Packages: how to create them
When considering how to create the distributions, the tooling has evolved in recent years. Until recent times, setuptools was the almighty, all-powerful CLI tool. It was used to (I) install, (II) test, (III) build and (IV) upload the packages.
Those days are long gone.
Nowadays, there are multiple tools to perform any of those actions, being most of them developed and maintained by the Python Package Authority (PyPA).
When it comes to building the distributions, build is the right tool for the job 🔧. It can be easily used to create both the source and the built distributions for any pure-python project:
python -m build \
--sdist \
--wheel \
--outdir dist \
.
Packages: how to distribute them
Finally, when it comes to distributing the packages, there are alternative ways to do so depending on how much dependency towards third-party platforms developers want to assume.
Distribution without an index
The simplest way of distributing Python packages (if they come from a version controlled repository), is to rely on the functionality that pip, the PyPA official tool for installing packages, already provides.
Pip is able to identify a tool identifier as suffix to the URL of the repository containing all the package code, and use that tool to fetch the necessary code. There are some real-world examples within the Pip documentation, but some of the most common ones are:
🔓 For public repos:
pip install git+https://github.com/<ORGANIZATION_NAME>/<REPOSITORY_NAME>.git@<COMMIT/TAG>
🔐 For private repos:
pip install git+ssh://git@github.com/<ORGANIZATION_NAME>/<REPOSITORY_NAME>.git@<COMMIT/TAG>
Please consider that in order to authenticate yourself with the repository hosting service (i.e. GitHub) in order to download and install a private package, the public version of an RSA pair of keys must be set up as a Deploy key within the target repository.
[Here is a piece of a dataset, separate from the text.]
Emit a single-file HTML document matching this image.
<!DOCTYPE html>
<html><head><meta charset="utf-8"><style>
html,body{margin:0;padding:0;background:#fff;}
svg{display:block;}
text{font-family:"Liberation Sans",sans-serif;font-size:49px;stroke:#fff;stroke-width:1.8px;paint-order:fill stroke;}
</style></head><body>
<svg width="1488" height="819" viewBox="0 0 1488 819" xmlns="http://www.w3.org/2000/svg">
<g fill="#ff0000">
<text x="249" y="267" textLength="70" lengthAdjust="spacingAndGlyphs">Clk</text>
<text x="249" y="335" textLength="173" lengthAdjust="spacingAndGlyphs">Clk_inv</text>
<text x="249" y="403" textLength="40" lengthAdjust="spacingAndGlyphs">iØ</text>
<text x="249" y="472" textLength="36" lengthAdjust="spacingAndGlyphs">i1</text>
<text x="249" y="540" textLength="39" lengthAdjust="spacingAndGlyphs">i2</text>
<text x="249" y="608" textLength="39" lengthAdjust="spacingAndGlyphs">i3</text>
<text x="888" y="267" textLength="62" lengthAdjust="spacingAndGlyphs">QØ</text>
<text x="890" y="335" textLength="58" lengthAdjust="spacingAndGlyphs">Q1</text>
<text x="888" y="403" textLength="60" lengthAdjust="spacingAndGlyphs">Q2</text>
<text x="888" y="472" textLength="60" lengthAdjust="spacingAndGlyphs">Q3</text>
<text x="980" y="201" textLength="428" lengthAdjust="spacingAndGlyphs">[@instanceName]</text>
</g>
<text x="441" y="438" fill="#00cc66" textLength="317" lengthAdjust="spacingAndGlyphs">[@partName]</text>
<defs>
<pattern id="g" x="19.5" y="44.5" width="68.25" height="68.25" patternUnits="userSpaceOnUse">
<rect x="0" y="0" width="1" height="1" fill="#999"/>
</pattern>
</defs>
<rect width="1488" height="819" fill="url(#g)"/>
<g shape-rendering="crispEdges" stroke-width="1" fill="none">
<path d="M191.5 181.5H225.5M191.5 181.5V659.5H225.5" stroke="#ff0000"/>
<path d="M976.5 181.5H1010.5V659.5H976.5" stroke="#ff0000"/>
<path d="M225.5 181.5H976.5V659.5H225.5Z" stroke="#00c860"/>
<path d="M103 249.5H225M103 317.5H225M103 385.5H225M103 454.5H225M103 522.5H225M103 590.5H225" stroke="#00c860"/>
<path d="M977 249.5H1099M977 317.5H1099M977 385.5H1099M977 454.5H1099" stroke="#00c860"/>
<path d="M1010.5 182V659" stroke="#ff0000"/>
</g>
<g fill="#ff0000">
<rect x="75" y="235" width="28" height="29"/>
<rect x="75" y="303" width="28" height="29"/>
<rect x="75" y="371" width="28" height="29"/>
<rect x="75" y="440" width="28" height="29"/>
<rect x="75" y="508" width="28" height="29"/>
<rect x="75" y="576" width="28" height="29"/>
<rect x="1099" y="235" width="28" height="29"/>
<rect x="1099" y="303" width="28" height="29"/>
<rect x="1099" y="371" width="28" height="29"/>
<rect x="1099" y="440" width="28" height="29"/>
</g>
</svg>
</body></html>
Distribution with an index
When relying on a package index, offered packages have been already built, and are ready to download. This is preferable over the distribution of packages directly from a version controlled system, given that, in those cases, the packages are being built on-the-fly.
The Python Software Foundation, in collaboration with some private partners, offer a free package index for every developer to use, called Python Package Index (PyPI). This is the main index, but not the only one, where users can fetch built packages from 🏗️.
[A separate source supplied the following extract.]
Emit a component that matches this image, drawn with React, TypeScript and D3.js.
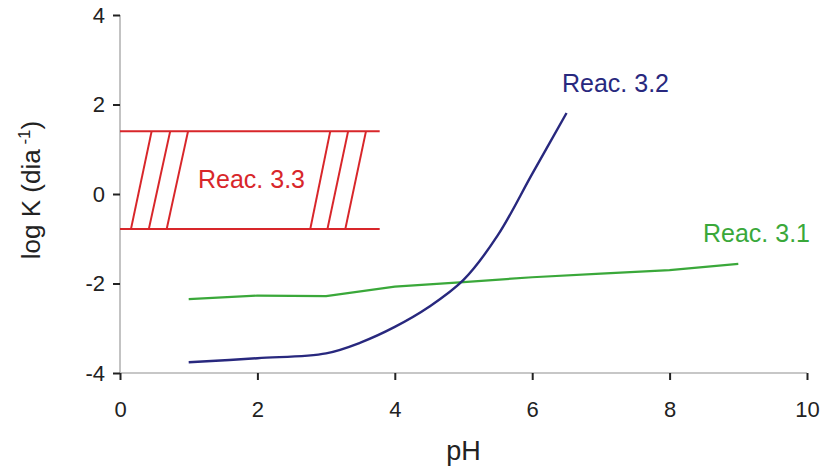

From a developer perspective, they must perform some actions in order to distribute their packages:
- Set up an account with PyPI (duh).
- Have a procedure to create the distributions out of their repository (see previous section).
- Have a procedure to upload the distributions to some package index.
For the case of PyPI, the best tool for uploading is twine, which of course, is also provided by PyPA. This CLI tool hides a lot of complexity by exposing a simple interface:
twine upload <PATH_TO_THE_DISTRIBUTIONS>/*
If a GitHub Action atomization is preferred instead, check out the PyPI publish action:
name: Publish package
on:
...
jobs:
publish:
- ...
- name: "Publish Python package"
uses: pypa/gh-action-pypi-publish@v1.4.2
with:
user: __token__
password: ${{ secrets.PYPI_API_TOKEN }} # Your PyPI auth token
verify_metadata: true
Missing topics
This post aimed to provide a high-level summarized overview of Python packages and the logistics surrounding them. There are many aspects and peculiarities not covered. For a complete explanation, check out the official documentation.
Please, consider that the tooling around the encapsulation and distribution of packages has changed a lot throughout the history of Python, so you may find old blog posts talking about:
- The
easy_install
tool. - The
.egg
format. - The
distutils
library. - How great it is to invoke
setup.py
directly (python setup.py <command>
) - …
Most of these concepts / tools are considered legacy as of 2021.